What is needed |
Looking at the data below, count the lines that contain the string "this". Write only the total.

Supplied information |
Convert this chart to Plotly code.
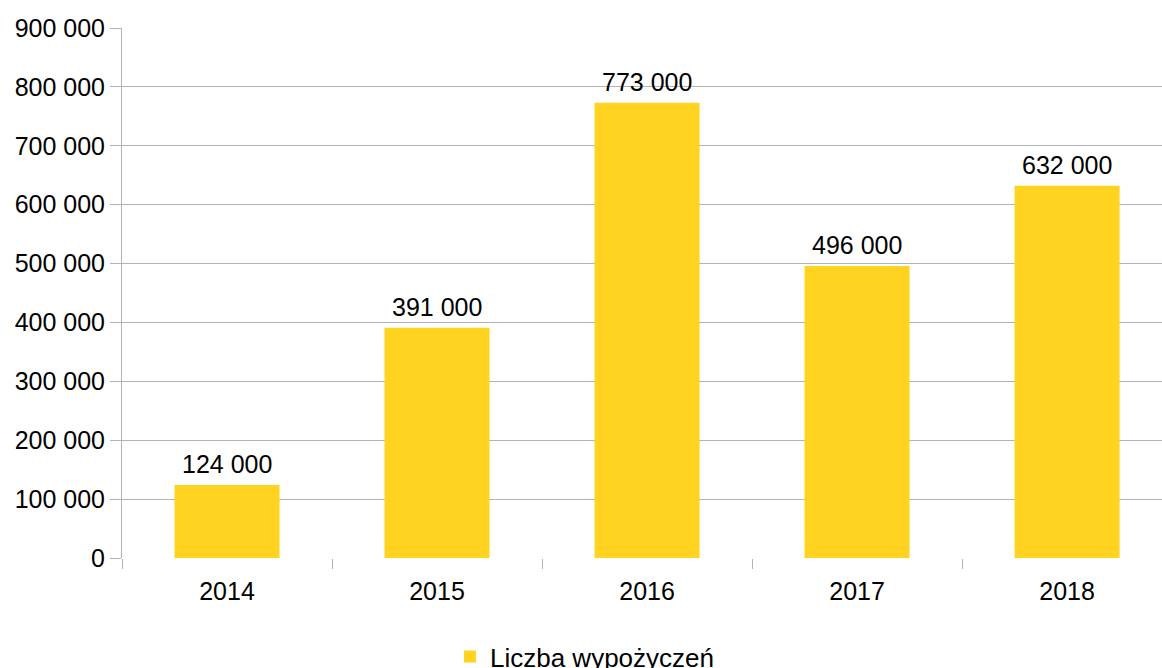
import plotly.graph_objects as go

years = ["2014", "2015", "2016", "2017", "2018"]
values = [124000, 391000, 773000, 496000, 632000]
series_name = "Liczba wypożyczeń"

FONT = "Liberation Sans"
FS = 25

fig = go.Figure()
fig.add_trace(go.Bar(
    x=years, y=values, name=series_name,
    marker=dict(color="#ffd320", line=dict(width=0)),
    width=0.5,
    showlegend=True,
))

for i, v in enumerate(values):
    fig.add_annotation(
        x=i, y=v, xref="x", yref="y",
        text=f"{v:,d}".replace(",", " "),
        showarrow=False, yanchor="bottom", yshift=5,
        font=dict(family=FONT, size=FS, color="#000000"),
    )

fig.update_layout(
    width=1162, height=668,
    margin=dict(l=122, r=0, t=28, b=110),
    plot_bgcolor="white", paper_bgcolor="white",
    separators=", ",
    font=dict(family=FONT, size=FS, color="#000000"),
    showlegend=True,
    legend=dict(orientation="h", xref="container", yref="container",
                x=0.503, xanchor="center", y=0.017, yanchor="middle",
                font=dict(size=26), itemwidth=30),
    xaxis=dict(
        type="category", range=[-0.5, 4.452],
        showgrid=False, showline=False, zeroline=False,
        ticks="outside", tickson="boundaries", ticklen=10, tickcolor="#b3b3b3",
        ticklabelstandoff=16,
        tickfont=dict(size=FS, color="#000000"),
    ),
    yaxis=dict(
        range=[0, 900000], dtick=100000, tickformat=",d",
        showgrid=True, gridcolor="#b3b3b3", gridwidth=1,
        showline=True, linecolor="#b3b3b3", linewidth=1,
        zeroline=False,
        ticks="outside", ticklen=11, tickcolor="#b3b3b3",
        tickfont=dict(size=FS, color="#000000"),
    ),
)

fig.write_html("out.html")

...

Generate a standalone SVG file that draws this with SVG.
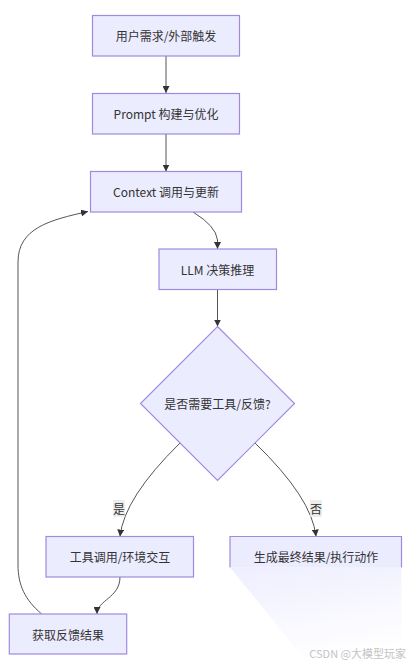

Exercise solution |
2